Evaluation of the effect of containers on the seismic response of pile-supported storage structures

In order to evaluate the effect of containers on the dynamic response of a pile-supported storage structure, this paper presents results of 154 shake table tests conducted using a 1:15 scale single story model that supported a block with the possibility to slide and/or rock. The experimental program involved five block-to-structure mass ratios, two block aspect ratios, and two seismic hazard levels. Drift demands on the model were measured to be higher when the structure supported a squat block as compared to a slender block with the same mass.

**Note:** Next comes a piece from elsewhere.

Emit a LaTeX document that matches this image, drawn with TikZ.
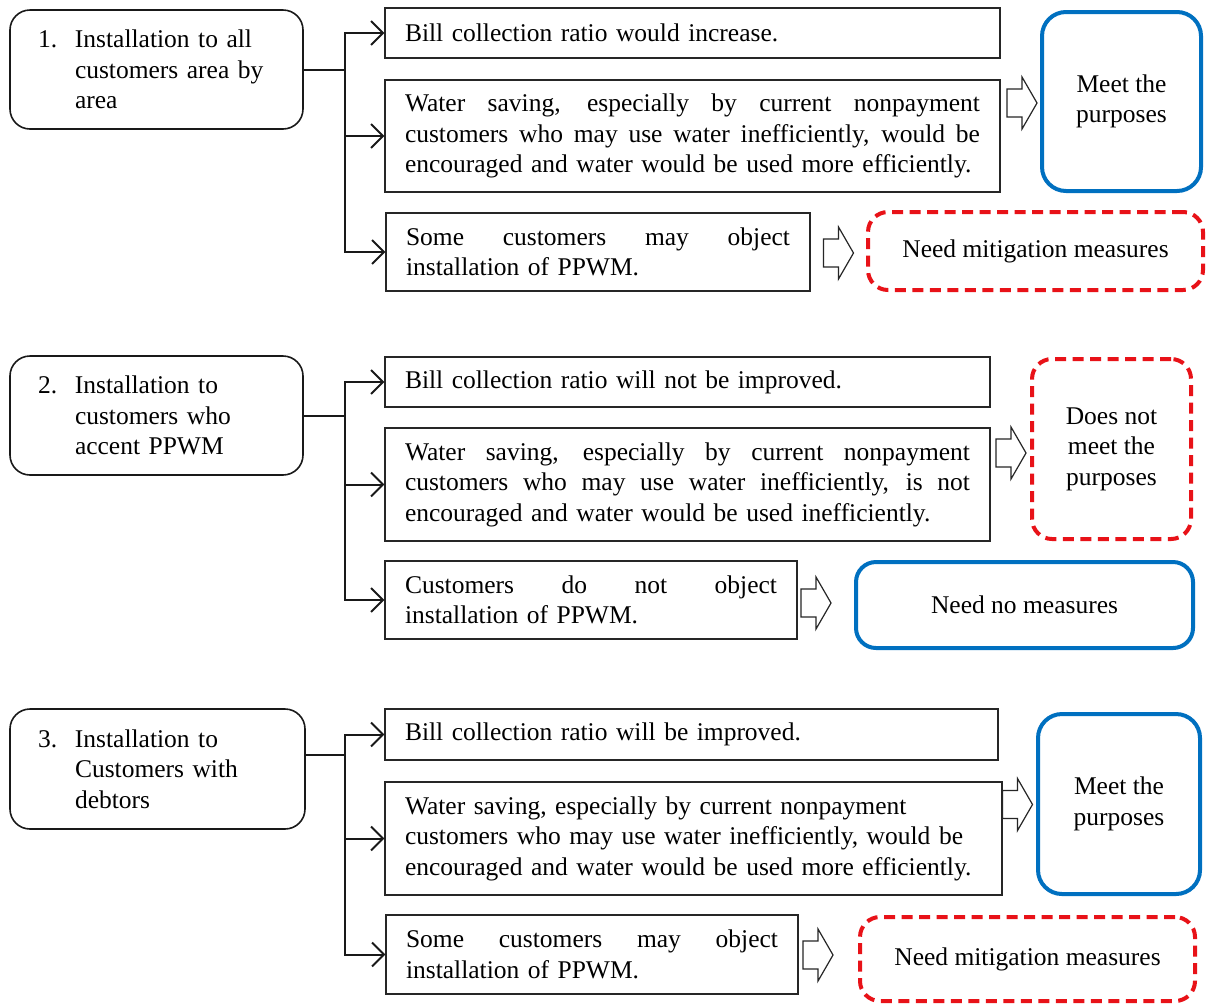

The implementation of a statistical methodology to quantify the effect of the blocks on the seismic response of the one-story laboratory model showed that for the conditions of the experimental program: (a) squat blocks had a larger portion of their mass effectively contributing to inertial forces on the structure as compared to slender blocks; (b) the portion of the block's mass that was effective as inertia does not exhibit a clear correlation with the block-to-structure mass ratio (even though drift demands on the model were consistently higher for heavier blocks); (c) the live load percentages that are prescribed in current codes and standards may significantly underestimate the contribution of live load to inertial forces, especially for service-level ground motions. A design expression previously developed by the authors was favorably compared against the experimental results reported in this paper. Numerical modeling was carried out to extend the conclusions and observations to conditions beyond those of the experimental program.